In reality Hussein had put a death warrant out on Zarqawi, who was hiding from Iraq’s security forces under the protective aegis of the US Air Force in Iraq’s autonomous Kurdish region. It was only after the Empire precipitated the chaotic collapse of Iraq that Zarqawi’s outfit was able to thrive and evolve into Al Qaeda in Iraq (AQI). And after the Empire precipitated the chaotic collapse of Syria, AQI further mutated into Syrian al-Qaeda (which has conquered much of Syria) and ISIS (which has conquered much of Syria and Iraq).

And what if the “benevolent hegemony” omelet requires the breaking of “eggs” the size of whole worlds, like how high Imperial officer Wilhuff Tarkin used the Death Star to obliterate the planet Alderaan? Well, as Last sincerely argued, even Alderaan likely deserved its fate, since it may have been, “a front for Rebel activity or at least home to many more spies and insurgents…” Last contended that Princess Leia was probably lying when she told the Death Star’s commander that the planet had “no weapons.”

While Last was writing his apologia for global genocide, his fellow neocons were baselessly arguing that Saddam Hussein was similarly lying about Iraq not having a weapons of mass destruction (WMD) program. Primarily on that basis, the obliteration of an entire country began the following year.

And a year after that, President Bush performed a slapstick comedy act about his failure to find Iraqi WMDs for a black-tie dinner for radio and television correspondents. The media hacks in his audience, who had obsequiously helped the neocon-dominated Bush administration lie the country into war, rocked with laughter as thousands of corpses moldered in Iraq and Arlington. A more sickening display of imperial decadence and degradation has not been seen perhaps since the gladiatorial audiences of Imperial Rome. This is the hegemonic “benevolence” and “national greatness” that Kristol pines for.

“Benevolent global hegemony” was coined by Kristol and fellow neocon Robert Kaganand their 1996 Foreign Affairs article “Toward a Neo-Reaganite Foreign Policy.” In that essay, Kristol and Kagan sought to inoculate both the conservative movement and US foreign policy against the isolationism of Pat Buchanan.

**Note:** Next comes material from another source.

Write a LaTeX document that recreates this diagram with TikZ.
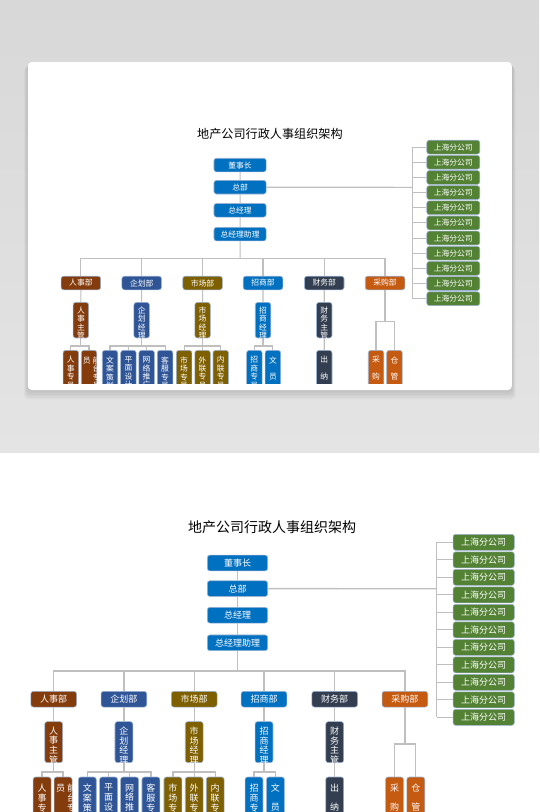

The Soviet menace had recently disappeared, and the Cold War along with it. The neocons were terrified that the American public would therefore jump at the chance to lay their imperial burdens down. Kristol and Kagan urged their readers to resist that temptation, and to instead capitalize on America’s new peerless preeminence by making it a big-spending, hyper-active, busybody globo-cop. The newfound predominance must become dominance wherever and whenever possible. That way, any future near-peer competitors would be nipped in the bud, and the new “unipolar moment” would last forever.

What made this neocon dream seem within reach was the indifference of post-Soviet Russia. The year after the Berlin Wall fell, the Persian Gulf War against Iraq was the debut “police action” of unipolar “Team America, World Police.” Paul Wolfowitz, the neocon and Iraq War architect, considered it a successful trial run. As Wesley Clark, former Nato Supreme Allied Commander for Europe, recalled:

“In 1991, [Wolfowitz] was the Undersecretary of Defense for Policy — the number 3 position at the Pentagon. And I had gone to see him when I was a 1-Star General commanding the National Training Center. (…)

And I said, “Mr. Secretary, you must be pretty happy with the performance of the troops in Desert Storm.”

And he said: “Yeah, but not really, because the truth is we should have gotten rid of Saddam Hussein, and we didn’t … But one thing we did learn is that we can use our military in the region — in the Middle East — and the Soviets won’t stop us. And we’ve got about 5 or 10 years to clean up those old Soviet client regimes — Syria, Iran, Iraq — before the next great superpower comes on to challenge us.”

The 1996 “Neo-Reaganite” article was part of a surge of neocon literary activity in the mid-90s. It was in 1995 that Kristol and John Podhoretz founded The Weekly Standard with funding from right-wing media mogul Rupert Murdoch.